Une poignée de capteurs intégrés à la semelle d’une chaussure permettraient-ils d’améliorer significativement la vie de ceux qui la portent ? Au Ceatec de Tokyo, l’industrie montre comment des capteurs au traitement massif des données, la santé gagnerait à être connectée.
Dans cette semelle transparente, Fujitsu cache un capteur de pression, un accéléromètre et un module capable de mesurer la torsion. Le tout communique avec un petit boîtier lui-même connecté au téléphone de l’utilisateur, qui se chargera de répercuter ces informations vers un serveur distant.

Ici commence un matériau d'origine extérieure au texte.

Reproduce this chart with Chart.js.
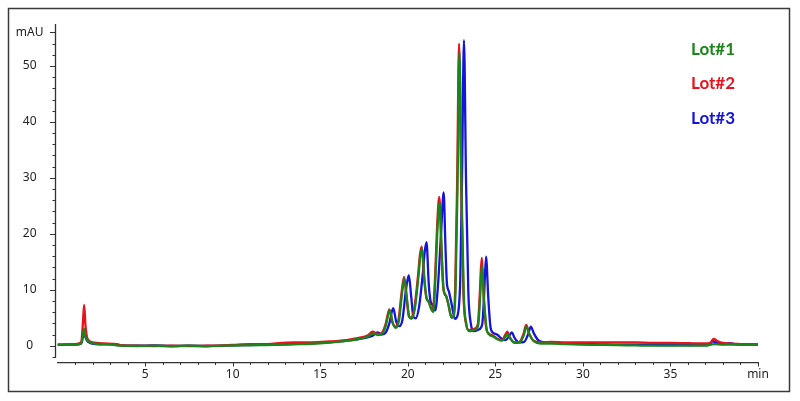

Aujourd’hui, il faut une batterie avec recharge sans fil pour alimenter l’ensemble, mais il fonctionnera demain de façon autonome, grâce à un film piézoélectrique qui convertira l’énergie de la marche en électricité.
D’un coût marginal – l’équivalent de quelques dizaines d’euros – ce petit dispositif sait donc mesurer l’activité physique de son porteur avec précision. Couplé au GPS du smartphone, il peut aussi suivre sa position en temps réel, et livrer en fin de journée un état des lieux complets : endroits visités, temps consacré à la marche, vitesse de déplacement, etc.
Mais que faire de ces données ? Au Ceatec de Tokyo, Fujitsu invite les acteurs du secteur de la santé connectée à dépasser la mesure de soi individuelle, domaine déjà bien couvert par les innombrables applications dédiées aux bracelets ou montres connectés du marché. Pour ce faire, l’antienne est déjà bien connue : il faut croiser les données. Dans un premier temps, il propose de les enrichir d’une couche supplémentaire d’informations personnelles liées au porteur, qui pourrait renseigner sa condition physique, ses éventuels soucis de santé ou ses objectifs en termes de bien-être. Nourri des statistiques émanant de la base installée, le service construit sur cette base saurait alors prodiguer des conseils adaptés et personnalisés.
« Think global, act local »
Fujitsu file la logique un cran plus loin, en imaginant que ces données soient aussi associées à des informations publiques, de nature démographique par exemple, situées dans le champ de l’open data, de façon à ce que les traitements informatiques effectués sur la base des remontées individuelles accouchent d’analyses valables au niveau collectif. De quoi mieux comprendre les déplacements des piétons en ville ou mieux cerner les habitudes d’une population en termes d’activité physique.
Rencontré à Tokyo, l’industriel japonais se contente d’avancer des pistes de réflexion mais ne prétend pas fournir lui-même les réponses. Il envoie en revanche régulièrement ses ingénieurs participer à des hackathons dans lesquels des équipes planchent sur les différentes façons possibles d’exploiter les données remontées par les capteurs liés à la mesure de soi.
Vers une médecine du travail connectée ?
D’autres avancent une proposition de valeur plus concrète. Son compatriote Kyocera, par exemple, dessine un scénario pensé pour l’entreprise. Chaque employé porte un petit tracker d’activité capable de garder une trace de toute l’activité physique de la journée. Pour ceux qui sont en surpoids, une application mobile permet de mesurer rapidement le tour de taille en faisant glisser un smartphone à la surface du ventre. Elle délivre instantanément une analyse approximative de la masse graisseuse associée. En parallèle, Kyocera propose d’exploiter une application photo intelligente sachant reconnaître les aliments présents dans l’assiette, pour que chacun puisse suivre sa consommation calorique au quotidien.
L’ensemble servirait le collaborateur, en lui permettant de suivre au quotidien sa forme physique. Il pourrait aussi donner naissance à une médecine du travail « connectée », capable demain d’aménager l’emploi du temps d’une personne en particulier pour lui faire prendre un peu d’exercice. Les médecins auraient aussi la possibilité de surveiller les indicateurs de forme au niveau global, de façon à prodiguer conseils ou actions spécifiques à une population d’employés donnée, affectée par un phénomène commun (sédentarité excessive par exemple).
Quel intérêt pour ces deux acteurs ? Chacun à son niveau, ils ambitionnent de se positionner comme celui qui fournira la technologie sous-tendant les futurs services à venir : serveurs et plateforme de développement pour Fujitsu, capteurs et solutions matérielles pour le spécialiste du composant Kyocera.